Were there any games you started but never finished? Any ideas for games you never got around to writing?

Because I frequently developed games by playing around with graphics, I had a lot of false starts and unfinished ideas. I can't give a specific number, but I'm sure I abandoned several dozen games at various stages over the years. There were lots of ideas I never got to, or felt I couldn't execute. The one I really regret never finishing was a Game Boy idea. I'd developed a multi-plane scrolling technique. It looked great, but I never got to use it in a game.

What programmers did you look up to?

I admired Bill Budge, both because of his talent and his humble demeanor. I thought Larry Miller was pretty astounding technically. Rick Booth, who just wrote a book called Inner Loops, is the best programmer I've ever met. I'll freely admit he is far beyond me. He'd make suggestions on ways to speed up a routine, and my initial reaction would always be skeptical. Then I'd sit down to count cycles and realize he was right.

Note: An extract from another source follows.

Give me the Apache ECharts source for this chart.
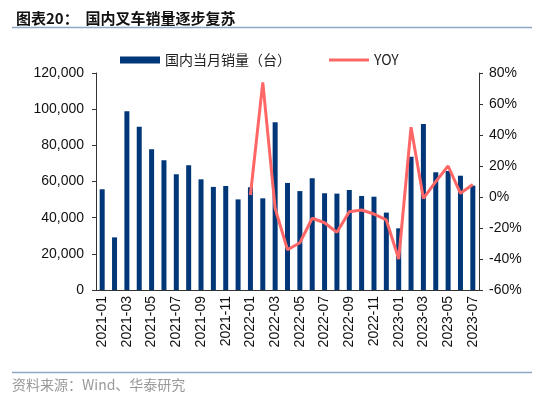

You've worked on lots of different systems. Which was your favorite?

I really liked the 2600. For a cycle-counter/hacker, there was no finer challenge. It was just 128 bytes of RAM, a couple of one-byte graphics registers, and a lot of efficient code. Atari made plenty of great hardware; their problems came from the human side. The Apple II was a lot of fun because you could drop right into the machine language monitor.

Somehow you've managed to avoid programming the PC. Intentional?

Yup. I always preferred to work on systems where everything was standard. I just didn't want to deal with all the variations in graphics, etc. This is more of a personal quirk than a logical and rational position. I know a lot of it is taken care of with drivers, etc., but if I can't get all the way down to the system level, I don't think I can make the best use of a machine.

Is there anything you wish you could fix about the game industry?

I've been out of it long enough that I don't think I'm qualified to provide any meaningful answer to that question in regards to the current state of the industry. As far as the industry in the past, I think most places I worked had far too many employees in management who didn't like games and weren't creative. There's nothing more galling than hearing an overpaid management toady saying, "You know, I never really play any video games." I've always felt that the game should spring from the programmer and the artist. If you don't love games, work somewhere else.